Q: What do customers think of the unique mix?
A: It can be such a unique thing. I love watching people when they come up to the gallery. A lot of people don’t know what to do with the mix. If anything, it reaches many people. So, the mix of what Shiprock is makes people see things in different ways and maybe look at things they would have never looked at in a different context.
Q: Tell me about your customer base.
A: It’s kind of a beautiful thing. We have a group of clients that are really strictly Native American collectors. The nice thing about Shiprock is that it transcends that in many ways. Santa Fe is such a unique place: it’s a town and a state capital of 80,000 people, but it is so cosmopolitan and so European and so diverse — the cultures that live here and the people that it attracts. We cover such a wide spectrum and I think why I love where we are and what we are so much is it’s such a mix of the world. It’s a little bit of New York fashion, it’s a little bit of California, it’s a little bit of Texas, it’s the Southwest. It’s all of that put together.

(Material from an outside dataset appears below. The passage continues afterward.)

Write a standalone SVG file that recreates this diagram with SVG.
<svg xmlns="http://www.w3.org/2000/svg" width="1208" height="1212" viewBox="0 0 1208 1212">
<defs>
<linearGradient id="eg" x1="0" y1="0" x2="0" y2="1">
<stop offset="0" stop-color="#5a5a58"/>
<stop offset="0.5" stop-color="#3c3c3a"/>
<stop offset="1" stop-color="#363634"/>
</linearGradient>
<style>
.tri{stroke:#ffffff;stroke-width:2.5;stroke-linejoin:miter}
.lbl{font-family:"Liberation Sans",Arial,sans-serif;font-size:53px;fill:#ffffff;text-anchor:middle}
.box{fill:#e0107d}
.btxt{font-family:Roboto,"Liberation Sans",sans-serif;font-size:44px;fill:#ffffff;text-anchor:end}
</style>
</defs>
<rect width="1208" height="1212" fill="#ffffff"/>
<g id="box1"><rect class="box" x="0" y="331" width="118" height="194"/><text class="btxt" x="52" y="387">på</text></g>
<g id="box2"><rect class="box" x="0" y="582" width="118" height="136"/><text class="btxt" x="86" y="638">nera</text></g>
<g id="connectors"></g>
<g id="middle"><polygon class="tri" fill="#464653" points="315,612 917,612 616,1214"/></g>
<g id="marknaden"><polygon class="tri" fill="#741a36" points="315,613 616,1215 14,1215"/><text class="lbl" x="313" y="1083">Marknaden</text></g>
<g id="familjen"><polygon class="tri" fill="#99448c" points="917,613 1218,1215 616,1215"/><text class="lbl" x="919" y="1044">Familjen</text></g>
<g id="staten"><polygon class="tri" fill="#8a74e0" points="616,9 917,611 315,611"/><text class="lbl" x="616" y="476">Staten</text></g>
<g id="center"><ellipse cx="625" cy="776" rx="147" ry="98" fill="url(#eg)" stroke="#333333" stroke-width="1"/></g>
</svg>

Q: What have you noticed in the public’s interest in Native American art?
A: I just think there is something so elemental in Native American art. Many of the contemporary artists who are so sought after today — like Andy Warhol — all of them found language and inspiration in Native American art in one form or another. I think there’s just so much behind the art and in the art, it’s one of those timeless things. Sure, there will be Southwest fads and things will come and go, but there is something below the surface that will make it timeless. It will always have relevance. They were just such incredible designers and talented artists that really were connected in their everyday life, there wasn’t a break between what they believe and what they make. There’s something about it that gives a lasting value and appeal.

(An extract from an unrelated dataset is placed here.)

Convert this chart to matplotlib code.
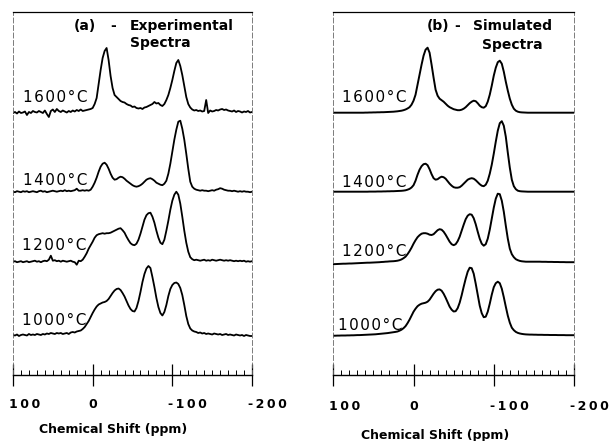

Q: Are there as many Native American artists now as there were a few decades ago?
A: I think that will ebb and flow, as well, over time for different factors and reasons, but there’s definitely been a decrease in the number of artists. And weavers — which are one of the things I was most closely associated with — they were one of the first ones, in places, to go. Weaving is so labor intensive and time consuming that it could take a weaver a full year to produce one piece, and weavers have been reduced. It’s incredible how many fewer weavers there are than there were 10 or 20 years ago.

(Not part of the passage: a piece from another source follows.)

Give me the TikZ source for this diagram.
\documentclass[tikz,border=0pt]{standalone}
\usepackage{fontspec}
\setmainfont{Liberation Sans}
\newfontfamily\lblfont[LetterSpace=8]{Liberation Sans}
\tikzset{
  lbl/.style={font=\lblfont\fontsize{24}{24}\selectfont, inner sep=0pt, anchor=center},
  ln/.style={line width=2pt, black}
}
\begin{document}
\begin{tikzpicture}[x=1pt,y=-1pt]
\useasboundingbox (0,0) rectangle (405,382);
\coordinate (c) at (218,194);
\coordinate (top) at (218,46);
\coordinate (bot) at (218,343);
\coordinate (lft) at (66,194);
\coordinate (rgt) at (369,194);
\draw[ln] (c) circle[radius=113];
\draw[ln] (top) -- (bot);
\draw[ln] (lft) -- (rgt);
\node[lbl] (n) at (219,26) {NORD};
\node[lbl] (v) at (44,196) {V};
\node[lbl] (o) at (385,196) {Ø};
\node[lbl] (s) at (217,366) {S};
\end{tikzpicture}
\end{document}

But I think in all the areas there is a decrease. But then again, there’s many things about our culture and time today: artists now have direct access to the market through the internet. It’s just so much easier to be an artist, direct to market these days. Really the role of the gallery isn’t near as necessary as it used to be for many artists.
Q: What is your favorite piece in the gallery now?
A: Textiles have always spoken to me. So, in my office is a traditional Navajo weaving from the 1890s that is maybe 4 x 7, but it has the craziest combination of yellow, green, rust orange, bright orange, maroon, red. You could give anyone that set of colors and say, “Make something beautiful,” and it would be impossible. This weaving is just brilliant, it’s one of my favorite textiles I’ve ever had in my life.